Don't forget that this Thursday, a presentation at the Petrie Museum about Robert Knox's research on Ancient Egypt, particularly how the statuary art of Ancient Egypt fitted into to his racial constructions and theory. Save the date: Thursday, October 15.
Maria Bealby from the University of Birmingham UK will present The Avaris Murals at the Village Hall, Upton Snodsbury on Thursday 15th October 2009 at 7:30pm. If you're in the Worcestershire area, why don't you stop by and listen in on what should be a very interesting presentation...and visit Ms. Belby's blog, Challenging the Past for more information.
The 'Highlights From The Collection' web page for Ancient Egypt has been updated, showcasing and detailing thirteen objects from the Oriental Institute’s collection, accompanied by photographs. These objects include funerary objects and masks, papyri, statues and figures, reliefs and stelae, coffins, and magic bricks, just to name a few. You can sort these objects by subject and region.
Visit the Oriental Institute's web site to learn more about this exhibit (includes contact and venue information), which chronicles the incredible adventure story of the James Henry Breasted 1919-20 expedition through photographs, excerpts from letters, original documents from the archives, and objects purchased on the trip. The exhibit starts in January 12 and ends August 30, 2010. Make a New Years resolution to visit it!
On Sunday, Oct. 18, the Museum of Fine Arts opens “The Secrets of Tomb 10A: Egypt 2000 B.C.,” an exhibit that explores the world of the Djehutynakhts (pronounced “jeh-hooty-knockeds”) and the period, known as the Middle Kingdom (2040-1640 B.C.), in which they lived. It also tells the parallel story of how the remains of their burial chamber — and in the case of one of the Djehutynakhts, their physical remains as well — managed to find their way into the MFA’s permanent collection.
Visit the Clay Center's site for more information on this exhibit, which lasts from September 12, 2009 until April 11, 2010 and showcases Nubian treasures from the Museum of Fine Arts Boston such as sculpture, stone relief elements, gold and silver jewelry, and ceramic and alabaster vessels that illustrate ancient Nubian art, funerary customs, warfare, and daily life.
Wednesday, October 7, 2009
Follow the link to download the flier for this event at the University of London, which will examine mummies, diseases, and other scientific techniques. Sign up by October 17 for the October 31 program.
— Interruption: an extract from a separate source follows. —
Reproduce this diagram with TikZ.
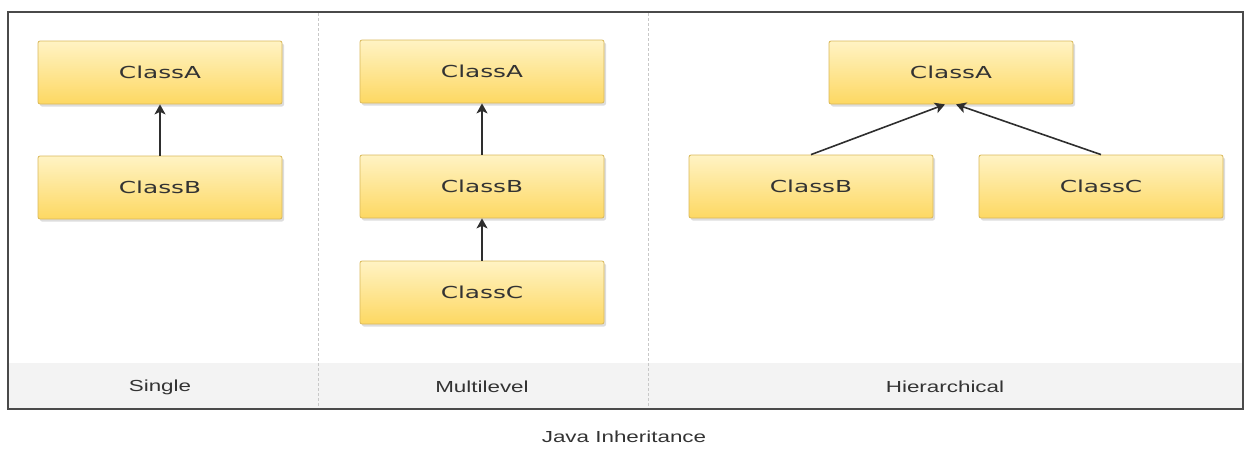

If you are near the greater London area, there are some great Egyptological things beckoning to you: an exhibit entitled Framing the Archaeologist: Portraits and Excavation, which runs from Sept. 22 - December 19, and a couple of free lectures: Ancient Egypt, Racial Construction and Robert Knox and Inventing Traditions: Performances in Pre-Dynastic Cemeteries. The where, when, what, and how much are listed at Challenging the Past, with a direct link to the Petrie Museum's web site.
Monday, October 5, 2009
I recommend Egyptomaniacs of all kinds to hop on over to Bennu's Talking Pyramids Blog. He has posted a few excerpted videos which feature a behind-the-scenes look with Dr. Zahi Hawass at the Pyramid of Unas. Chicago's Field Museum replica has nothing on this, that's for sure!
Professor Smith reminisces in this video, speaking about the now-lost fortress site of Buhen in Egyptian Nubia, an EES archaeological site. The video also features images from the Society's archives and footage shot by EES member Dr Anthony Hovenden during a visit to Buhen in 1962.
This author uses quotes around "with extreme care." Apparently s/he isn't buying either the museum's excuse that Nefertiti is too fragile to transport her back home to Egypt. She seemed to travel well, being placed on display in her new home at the Neues. Perhaps the German scholars should have used this excuse: they feared her sinking to the bottom of the Atlantic à la (the) secret mummy aboard the Titanic.